Concern Tractor Plants
- Company type: PLC
- Industry: Defense and Machine
- Founded: 2003; 23 years ago
- Headquarters: Cheboksary, Chuvash Republic, Russia
- Area served: worldwide
- Key people: Albert Vladimirovich Bakov (Chairman); Mikhail Grigoryevich Bolotin (President);
- Products: Artillerys, Combat vehicles, Machines
- Owner: Rostec Transport Components
- Number of employees: 45,000
- Website: tplants.com

= Concern Tractor Plants =

Russian machine building company

Concern Tractor Plants (CTP, Концерн Тракторные заводы) is a leading Russian machine building company. CTP is one of the largest heavy mechanical engineering companies in the world.

==Overview==
The company produces machinery for the industrial, military, agricultural, municipal building and railway sectors, including tractors, harvesting machinery, components and spare parts. CTP consolidates 14 industrial enterprises, three trading-service companies, a number of specialized Research and development offices and a Scientific Research Institute. The total number of employees is approximately 45,000 people. CTP operates in more than 40 countries worldwide. In 2007, the cumulative annual sales volume exceeded $1.35 billion, having increased 31.5 percent for the year. The company's headquarters are located in Cheboksary. Most of the company's factories are located in Russia.

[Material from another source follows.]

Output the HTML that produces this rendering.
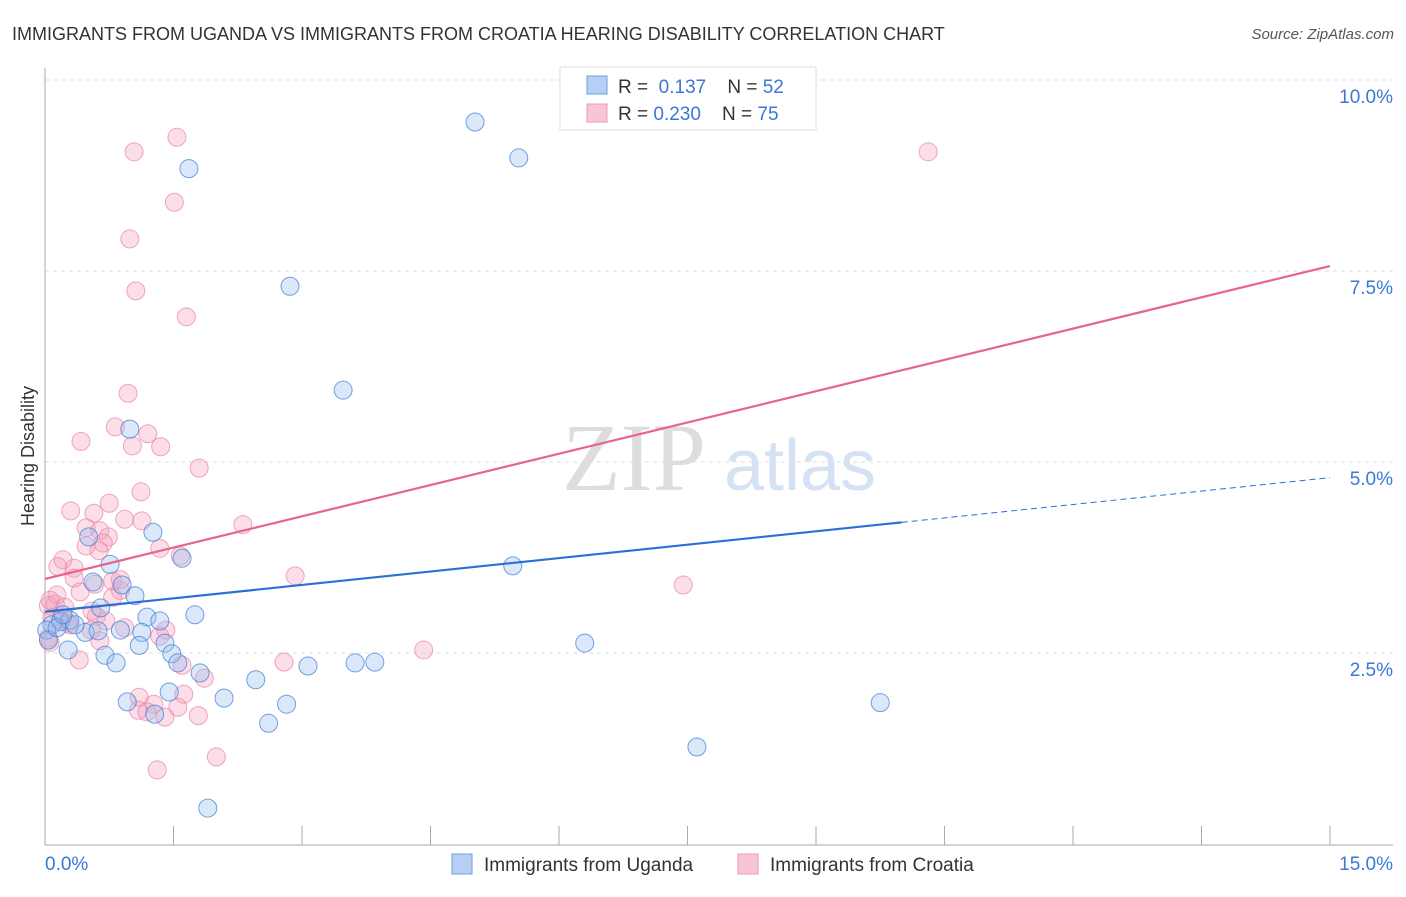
<!DOCTYPE html>
<html><head><meta charset="utf-8"><style>
body{margin:0;background:#fff;font-family:"Liberation Sans",sans-serif}
svg text{font-family:"Liberation Sans",sans-serif}
</style></head><body>
<svg id="c" width="1406" height="892">
<text x="12" y="40" font-size="18" fill="#333">IMMIGRANTS FROM UGANDA VS IMMIGRANTS FROM CROATIA HEARING DISABILITY CORRELATION CHART</text>
<text x="1394" y="39" font-size="15" fill="#555" font-style="italic" text-anchor="end">Source: ZipAtlas.com</text>
<text x="0" y="0" transform="translate(34,456) rotate(-90)" font-size="18" fill="#333" text-anchor="middle">Hearing Disability</text>
<text x="634" y="490" font-size="96" fill="#ddd" font-family="Liberation Serif" text-anchor="middle" style="font-family:'Liberation Serif',serif">ZIP</text>
<text x="800" y="490" font-size="72" fill="#d5e2f3" text-anchor="middle">atlas</text>
<g id="grid"></g><g id="axes"></g><g id="pts"></g><g id="lines"></g>
<g>
<rect x="560" y="67" width="256" height="63" fill="#fff" stroke="#ddd"/>
<rect x="587" y="76" width="20" height="18" fill="#b6d0f3" stroke="#6d9ee0"/>
<rect x="587" y="104" width="20" height="18" fill="#f8c5d5" stroke="#ec9ab5"/>
<text x="618" y="93" font-size="19" fill="#333">R = <tspan fill="#3a77d6">&#160;0.137</tspan>&#160;&#160;&#160;&#160;N = <tspan fill="#3a77d6">52</tspan></text>
<text x="618" y="120" font-size="19" fill="#333">R = <tspan fill="#3a77d6">0.230</tspan>&#160;&#160;&#160;&#160;N = <tspan fill="#3a77d6">75</tspan></text>
</g>
<g>
<rect x="452" y="854" width="20" height="20" fill="#b6d0f3" stroke="#6d9ee0"/>
<text x="484" y="871" font-size="19" fill="#333">Immigrants from Uganda</text>
<rect x="738" y="854" width="20" height="20" fill="#f8c5d5" stroke="#ec9ab5"/>
<text x="770" y="871" font-size="19" fill="#333">Immigrants from Croatia</text>
</g>
</svg>
<script>
const ugandaX=[1.68,5.02,5.53,2.86,3.48,0.99,1.26,1.60,0.76,0.51,0.56,0.90,1.05,0.65,1.19,1.75,1.34,0.08,0.18,0.29,0.02,0.47,0.62,0.88,1.13,1.10,1.40,1.48,0.27,0.70,0.83,1.55,1.81,2.46,3.07,3.62,3.85,5.46,6.30,1.45,0.96,2.09,1.28,2.82,2.61,7.61,9.75,1.90,0.04,0.14,0.35,0.21];
const ugandaY=[8.84,9.45,8.98,7.30,5.94,5.43,4.08,3.74,3.66,4.02,3.43,3.39,3.25,3.09,2.97,3.00,2.92,2.87,2.91,2.93,2.80,2.77,2.79,2.80,2.77,2.60,2.63,2.49,2.54,2.47,2.37,2.37,2.24,2.15,2.33,2.37,2.38,3.64,2.63,1.99,1.86,1.91,1.70,1.83,1.58,1.27,1.85,0.47,2.67,2.83,2.87,3.00];
const croatiaX=[1.54,1.04,10.31,1.51,0.99,1.06,1.65,0.97,0.82,1.20,0.42,1.02,1.35,1.80,1.12,0.75,0.30,0.57,0.93,1.13,2.31,0.48,0.64,0.74,0.68,0.48,0.63,1.34,0.21,1.58,0.15,0.34,0.34,2.92,7.45,0.79,0.88,0.41,0.14,0.79,0.04,0.12,0.23,0.55,0.60,0.18,0.27,0.08,1.41,1.34,0.54,0.04,0.06,0.64,4.42,0.40,1.60,2.79,1.86,1.62,1.10,1.27,1.55,1.09,1.19,1.40,1.79,2.00,1.31,0.93,0.71,0.58,0.88,0.29,0.06];
const croatiaY=[9.25,9.06,9.06,8.40,7.92,7.24,6.90,5.90,5.46,5.37,5.27,5.21,5.20,4.92,4.61,4.46,4.36,4.33,4.25,4.23,4.18,4.14,4.10,4.02,3.94,3.90,3.84,3.87,3.72,3.77,3.63,3.61,3.48,3.51,3.39,3.44,3.32,3.30,3.26,3.23,3.12,3.14,3.10,3.05,2.98,2.93,2.89,2.96,2.80,2.72,2.80,2.70,2.64,2.66,2.54,2.41,2.34,2.38,2.17,1.96,1.92,1.83,1.79,1.75,1.73,1.66,1.68,1.14,0.97,2.83,2.92,3.40,3.46,2.87,3.19];
const yTicks=[2.5,5,7.5,10];
const yTickLabels=["2.5%","5.0%","7.5%","10.0%"];
const xTickLabels=["0.0%","15.0%"];
const ugandaTrend=[3.04,0.117];
const croatiaTrend=[3.47,0.273];
const NS='http://www.w3.org/2000/svg';
const X=v=>45+v/15*1285, Y=v=>844-v/2.5*191;
function mk(tag,at,parent){const e=document.createElementNS(NS,tag);for(const k in at)e.setAttribute(k,at[k]);document.getElementById(parent).appendChild(e);return e;}
yTicks.forEach((t,i)=>{
 const l=mk('line',{x1:45,x2:1393,y1:Y(t),y2:Y(t),stroke:'#ddd','stroke-dasharray':'4,4'},'grid');
 
 
 const tx=mk('text',{x:1393,y:Y(t)+23,'font-size':19,fill:'#3a77d6','text-anchor':'end'},'grid');
 tx.textContent=yTickLabels[i];
 
 
});
const ax=mk('line',{x1:45,x2:45,y1:68,y2:845,stroke:'#aaa'},'axes');


const bx=mk('line',{x1:45,x2:1393,y1:845,y2:845,stroke:'#aaa'},'axes');


for(let i=0;i<=10;i++){
 const t=mk('line',{x1:X(i*1.5),x2:X(i*1.5),y1:826,y2:845,stroke:'#aaa'},'axes');
 
 
}
[[0,45,'start'],[15,1393,'end']].forEach((d,i)=>{
 const t=mk('text',{x:d[1],y:870,'font-size':19,fill:'#3a77d6','text-anchor':d[2]},'axes');
 t.textContent=xTickLabels[i];
 
 
});
croatiaX.forEach((x,i)=>{
 const c=mk('circle',{cx:X(x),cy:Y(croatiaY[i]),r:9,fill:'rgba(244,160,188,0.35)',stroke:'rgba(236,130,165,0.7)'},'pts');
 
 
});
ugandaX.forEach((x,i)=>{
 const c=mk('circle',{cx:X(x),cy:Y(ugandaY[i]),r:9,fill:'rgba(150,190,240,0.35)',stroke:'rgba(70,130,215,0.75)'},'pts');
 
 
});
const f=(t,x)=>t[0]+t[1]*x;
let l1=mk('line',{x1:X(0),y1:Y(f(ugandaTrend,0)),x2:X(10),y2:Y(f(ugandaTrend,10)),stroke:'#2a6fd6','stroke-width':2.2},'lines');


let l2=mk('line',{x1:X(10),y1:Y(f(ugandaTrend,10)),x2:X(15),y2:Y(f(ugandaTrend,15)),stroke:'#2a6fd6','stroke-width':1,'stroke-dasharray':'6,4'},'lines');


let l3=mk('line',{x1:X(0),y1:Y(f(croatiaTrend,0)),x2:X(15),y2:Y(f(croatiaTrend,15)),stroke:'#e8648f','stroke-width':2.2},'lines');


</script>
</body></html>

In 2009, the holding company Machinery & Industrial Group N.V. placed shares on the Frankfurt Stock Exchange in the form of Global Depositary Receipts issued by Deutsche Bank. However, as of 2014, the sole shareholder of the company is Vnesheconombank.

==Structure==
Companies of the holding:
- Altai Motor Plant, JSC
- Vladimir Motor and Tractor Plant, Ltd.
- Volgograd Machine Building Company, Ltd.
- Zauralsky Blacksmith’s Foundry, Ltd.
- Krasnoyarsk Combine Harvester Plant, JSC
- Kraslesmash, JSC
- Kurganmashzavod, JSC
- Lipetsk Caterpillar Tractor Plant, Ltd.
- Onezhsky Tractor Plant, Ltd.
- Promtractor, JSC
- Promtractor-Wagon, CJSC
- Promtractor-Promlit, Ltd
- SAREX, JSC
- Cheboksary Aggregate Works, JSC and Cheboksary Industrial Tractor Plant ChETRA
- Silvatec Skovmaskiner A/S
- Vogel&Noot Landmaschinen GmbH
- MIKONT, Ltd.
- Scientific Research Institute of Steel, JSC
- Special Machine Building Design Bureau, JSC
- Innovative Product Plant KTZ, Ltd.